• RECORDED DATA:

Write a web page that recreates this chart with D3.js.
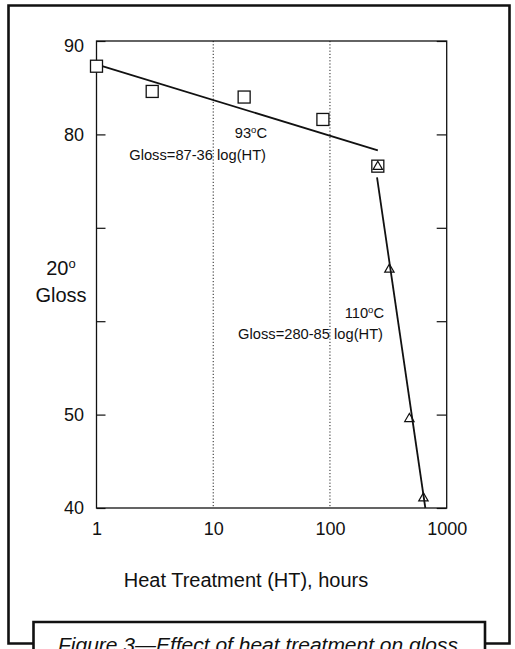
<!DOCTYPE html>
<html><head><meta charset="utf-8">
<script src="https://cdn.jsdelivr.net/npm/d3@7"></script>
<style>
html,body{margin:0;padding:0;background:#fff;}
svg{display:block;font-family:"Liberation Sans",Arial,Helvetica,sans-serif;}
</style></head>
<body>
<script>
// ---- data ----
const hours93  = [1, 3, 18.4, 87, 257];
const gloss93  = [87.3, 84.6, 84.0, 81.6, 76.6];
const hours110 = [257, 323, 479, 632];
const gloss110 = [76.6, 65.6, 49.6, 41.1];
const fitHours93  = [1, 257];
const fitGloss93  = [87.5, 78.3];
const fitHours110 = [253, 656];
const fitGloss110 = [75.4, 40];
const yTicks = [90, 80, 70, 60, 50, 40];
const yTickLabels = ["90", "80", "", "", "50", "40"];
const xTicks = [1, 10, 100, 1000];
const xTickLabels = ["1", "10", "100", "1000"];
const gridHours = [10, 100];

const W = 515, H = 649;
const svg = d3.select("body").append("svg").attr("width", W).attr("height", H);
svg.append("rect").attr("width", W).attr("height", H).attr("fill", "#fff");

const x = d3.scaleLog().domain([1, 1000]).range([96.5, 446.7]);
const y = d3.scaleLinear().domain([40, 90]).range([508, 41]);

// outer frame
svg.append("path")
  .attr("d", "M33,643.5 H8.5 V5.5 H509.5 V643.5 H485")
  .attr("fill", "none").attr("stroke", "#111").attr("stroke-width", 2.6);
// caption box
svg.append("path")
  .attr("d", "M33.5,660 V622 H485 V660")
  .attr("fill", "#fff").attr("stroke", "#111").attr("stroke-width", 2.6);
svg.append("text")
  .attr("x", 58).attr("y", 652)
  .attr("font-style", "italic").attr("font-size", 19.5)
  .attr("textLength", 400).attr("lengthAdjust", "spacingAndGlyphs")
  .attr("fill", "#111")
  .text("Figure 3\u2014Effect of heat treatment on gloss");

// grid lines (dotted)
svg.append("g").selectAll("line").data(gridHours).join("line")
  .attr("x1", d => x(d)).attr("x2", d => x(d))
  .attr("y1", y(90)).attr("y2", y(40))
  .attr("stroke", "#222").attr("stroke-width", 1).attr("stroke-dasharray", "1.2,2");

// left axis with inward ticks
const gl = svg.append("g").attr("transform", `translate(${x(1)},0)`)
  .call(d3.axisLeft(y).tickValues(yTicks)
    .tickFormat((d, i) => yTickLabels[i]).tickSize(-9).tickPadding(12.5));
gl.select(".domain").remove();
gl.selectAll("line").attr("stroke", "#111").attr("stroke-width", 1.2);
gl.selectAll("text").attr("font-size", 18).attr("fill", "#111")
  .attr("font-family", "'Liberation Sans',Arial,sans-serif")
  .attr("dy", (d) => d === 90 ? "0.57em" : "0.32em");

// right axis with inward ticks
const gr = svg.append("g").attr("transform", `translate(${x(1000)},0)`)
  .call(d3.axisRight(y).tickValues(yTicks).tickFormat("").tickSize(-10));
gr.select(".domain").remove();
gr.selectAll("line").attr("stroke", "#111").attr("stroke-width", 1.2);

// bottom axis labels
const gb = svg.append("g").attr("transform", `translate(0,${y(40)})`)
  .call(d3.axisBottom(x).tickValues(xTicks)
    .tickFormat((d, i) => xTickLabels[i]).tickSize(0).tickPadding(14));
gb.select(".domain").remove();
gb.selectAll("text").attr("font-size", 18).attr("fill", "#111")
  .attr("font-family", "'Liberation Sans',Arial,sans-serif");

// plot frame
svg.append("rect")
  .attr("x", x(1)).attr("y", y(90))
  .attr("width", x(1000) - x(1)).attr("height", y(40) - y(90))
  .attr("fill", "none").attr("stroke", "#111").attr("stroke-width", 1.3);

// fit lines
const line = d3.line().x(d => x(d[0])).y(d => y(d[1]));
svg.append("path").datum(d3.zip(fitHours93, fitGloss93))
  .attr("d", line).attr("fill", "none").attr("stroke", "#111").attr("stroke-width", 1.8);
svg.append("path").datum(d3.zip(fitHours110, fitGloss110))
  .attr("d", line).attr("fill", "none").attr("stroke", "#111").attr("stroke-width", 1.8);

// square markers (93 C)
const sq = 12;
svg.append("g").selectAll("rect").data(d3.zip(hours93, gloss93)).join("rect")
  .attr("x", d => x(d[0]) - sq / 2).attr("y", d => y(d[1]) - sq / 2)
  .attr("width", sq).attr("height", sq)
  .attr("fill", "#fff").attr("stroke", "#111").attr("stroke-width", 1.3);

// triangle markers (110 C)
const tri = d3.symbol().type(d3.symbolTriangle).size(38);
svg.append("g").selectAll("path").data(d3.zip(hours110, gloss110)).join("path")
  .attr("transform", d => `translate(${x(d[0])},${y(d[1]) + 0.5})`)
  .attr("d", tri)
  .attr("fill", "none").attr("stroke", "#111").attr("stroke-width", 1.2);

// annotations
function degLabel(xp, yp, num, anchor) {
  const t = svg.append("text").attr("x", xp).attr("y", yp)
    .attr("text-anchor", anchor).attr("font-size", 14.7).attr("fill", "#111");
  t.append("tspan").text(num);
  t.append("tspan").attr("font-size", 9.5).attr("dy", -5).text("o");
  t.append("tspan").attr("dy", 5).text("C");
  return t;
}
degLabel(267, 138, "93", "end");
svg.append("text").attr("x", 266).attr("y", 159.5).attr("text-anchor", "end")
  .attr("font-size", 14.7).attr("fill", "#111").text("Gloss=87-36 log(HT)");
degLabel(384, 318, "110", "end");
svg.append("text").attr("x", 383).attr("y", 338.5).attr("text-anchor", "end")
  .attr("font-size", 14.7).attr("fill", "#111").text("Gloss=280-85 log(HT)");

// y title
const yt = svg.append("text").attr("x", 61).attr("y", 275).attr("text-anchor", "middle")
  .attr("font-size", 20).attr("fill", "#111");
yt.append("tspan").text("20");
yt.append("tspan").attr("font-size", 13).attr("dy", -7).text("o");
svg.append("text").attr("x", 61).attr("y", 301.5).attr("text-anchor", "middle")
  .attr("font-size", 20).attr("fill", "#111").text("Gloss");

// x title
svg.append("text").attr("x", 246).attr("y", 587).attr("text-anchor", "middle")
  .attr("font-size", 20).attr("fill", "#111").text("Heat Treatment (HT), hours");
</script>
</body></html>
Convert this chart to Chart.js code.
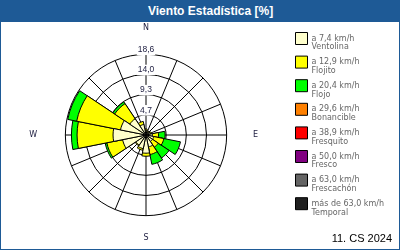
<!DOCTYPE html>
<html>
<head>
<meta charset="utf-8">
<script src="https://cdn.jsdelivr.net/npm/chart.js@4/dist/chart.umd.min.js"></script>
<style>
  html, body { margin: 0; padding: 0; background: #fff; }
  #frame { position: relative; width: 400px; height: 250px; box-sizing: border-box; border: 1px solid #1e5a96; overflow: hidden; }
  #head { position: absolute; left: 0; top: 0; width: 100%; height: 21px; background: #1e5a96; color: #fff;
          font: bold 12px "Liberation Sans", Arial, sans-serif; line-height: 21px; z-index: 2; }
  #head span { position: absolute; left: 147px; }
  canvas { position: absolute; left: -1px; top: -1px; }
  #foot { position: absolute; right: 7px; top: 231px; font: 11px "Liberation Sans", Arial, sans-serif; color: #000; z-index: 2; }
</style>
</head>
<body>
<div id="frame">
  <div id="head"><span>Viento Estadística [%]</span></div>
  <canvas id="rose" width="400" height="250"></canvas>
  <div id="foot">11. CS 2024</div>
</div>
<script>
// 16 directions, clockwise from north
const directions = ["N", "NNE", "NE", "ENE", "E", "ESE", "SE", "SSE", "S", "SSW", "SW", "WSW", "W", "WNW", "NW", "NNW"];
const compassLabels = ["N", "", "", "", "E", "", "", "", "S", "", "", "", "W", "", "", ""];

// frequency [%] per direction for each speed class
const ventolina  = [1.0, 0.8, 0.8, 1.0, 1.5, 1.8, 1.8, 2.8, 4.2, 3.2, 2.8, 5.5, 7.6, 6.0, 4.5, 2.5];
const flojito    = [0.4, 0.2, 0.2, 0.3, 1.4, 2.4, 1.6, 1.8, 0.7, 0.4, 0.2, 3.7, 8.3, 10.3, 4.2, 0.7];
const flojo      = [0, 0, 0, 0, 1.5, 3.9, 3.0, 2.3, 0, 0, 0, 0.4, 1.3, 2.1, 0.5, 0];
const bonancible = [0, 0, 0, 0, 0, 0, 0, 0, 0, 0, 0, 0, 0, 0, 0, 0];
const fresquito  = [0, 0, 0, 0, 0, 0, 0, 0, 0, 0, 0, 0, 0, 0, 0, 0];
const fresco     = [0, 0, 0, 0, 0, 0, 0, 0, 0, 0, 0, 0, 0, 0, 0, 0];
const frescachon = [0, 0, 0, 0, 0, 0, 0, 0, 0, 0, 0, 0, 0, 0, 0, 0];
const temporal   = [0, 0, 0, 0, 0, 0, 0, 0, 0, 0, 0, 0, 0, 0, 0, 0];

const speedRanges = ["a 7,4 km/h", "a 12,9 km/h", "a 20,4 km/h", "a 29,6 km/h", "a 38,9 km/h", "a 50,0 km/h", "a 63,0 km/h", "más de 63,0 km/h"];
const speedNames = ["Ventolina", "Flojito", "Flojo", "Bonancible", "Fresquito", "Fresco", "Frescachón", "Temporal"];
const speedColors = ["#ffffcc", "#ffff00", "#00ff00", "#ff8000", "#ff0000", "#800080", "#646464", "#202020"];
const classes = [ventolina, flojito, flojo, bonancible, fresquito, fresco, frescachon, temporal];

const tickValues = [0, 4.65, 9.3, 13.95, 18.6];
const tickLabels = ["", "4,7", "9,3", "14,0", "18,6"];
const rMax = 18.6;
const tickLift = 1.05; // labels sit just above their ring

// stacked rose: cumulative radius per class
// chart.js paints dataset 0 last, so the innermost class goes first
let running = directions.map(() => 0);
const cumulative = classes.map(vals => {
  running = running.map((s, i) => s + vals[i]);
  return running.slice();
});
const datasets = classes.map((vals, k) => ({
  label: speedNames[k],
  rAxisID: "r",
  data: cumulative[k].map((v, i) => vals[i] > 0 ? v : 0),
  backgroundColor: speedColors[k],
  borderColor: "#000",
  borderWidth: (c) => (c.raw > 0 ? 1 : 0)
}));

const tickFont = { family: "Liberation Sans", size: 8.5 };
const compassFont = { family: "DejaVu Sans", size: 8 };
const compassPadding = (c) => [16, 0, 0, 0, 21, 0, 0, 0, 12, 0, 0, 0, 23, 0, 0, 0][c.index];

new Chart(document.getElementById("rose"), {
  type: "polarArea",
  data: { labels: directions, datasets },
  options: {
    responsive: false,
    animation: false,
    events: [],
    layout: { padding: { left: 4, top: 21.5, right: 6, bottom: 4.5 } },
    plugins: {
      tooltip: { enabled: false },
      legend: {
        position: "right",
        align: "start",
        onClick: null,
        title: { display: true, text: "", padding: 0, font: { size: 5, lineHeight: 1 } },
        labels: {
          boxWidth: 12,
          boxHeight: 12,
          padding: 6,
          color: "#000",
          font: { family: "DejaVu Sans", size: 8, lineHeight: 1.1 },
          generateLabels: () => speedNames.map((name, k) => ({
            text: [speedRanges[k], name],
            fillStyle: speedColors[k],
            strokeStyle: "#000",
            lineWidth: 1,
            hidden: false,
            index: k
          }))
        }
      }
    },
    scales: {
      r: {
        min: 0,
        max: rMax,
        startAngle: -11.25,
        afterBuildTicks: (s) => { s.ticks = tickValues.map(v => ({ value: v })); },
        grid: { display: true, circular: true, color: "#000", lineWidth: 1 },
        angleLines: { display: false },
        ticks: { display: true, z: -1, color: "rgba(0,0,0,0)", showLabelBackdrop: false, backdropPadding: 1, font: tickFont, callback: () => "" },
        pointLabels: { display: true, centerPointLabels: true, font: compassFont, padding: compassPadding, color: "rgba(0,0,0,0)", callback: (l, i) => compassLabels[i] }
      },
      spokes: {
        type: "radialLinear",
        axis: "r",
        min: 0,
        max: rMax,
        startAngle: 0,
        afterBuildTicks: (s) => { s.ticks = tickValues.map(v => ({ value: v + tickLift })); },
        grid: { display: false },
        angleLines: { display: true, color: "#000", lineWidth: 1 },
        ticks: { display: true, z: 0, color: "#222244", showLabelBackdrop: true, backdropColor: "#fff", backdropPadding: 1, font: tickFont, callback: (v, i) => tickLabels[i] },
        pointLabels: { display: true, centerPointLabels: false, font: compassFont, padding: compassPadding, color: "#222244", callback: (l, i) => compassLabels[i] }
      }
    }
  }
});
</script>
</body>
</html>
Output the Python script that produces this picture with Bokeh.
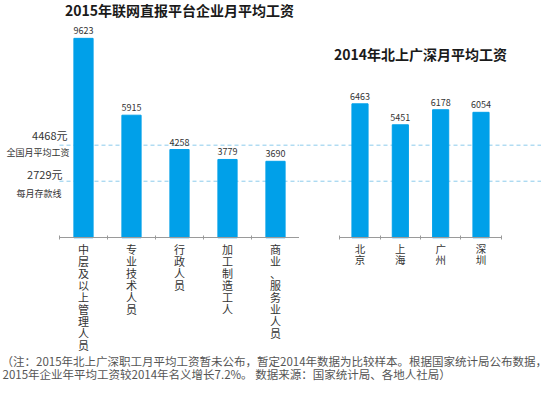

• YOUR OBJECTIVE: Select, from the listing, all lines that include the word "with".

• EXERCISE RESPONSE:
Write a web page that recreates this chart with D3.js.
// left axis with inward ticks
// right axis with inward ticks
Output the Python script that produces this picture with Bokeh.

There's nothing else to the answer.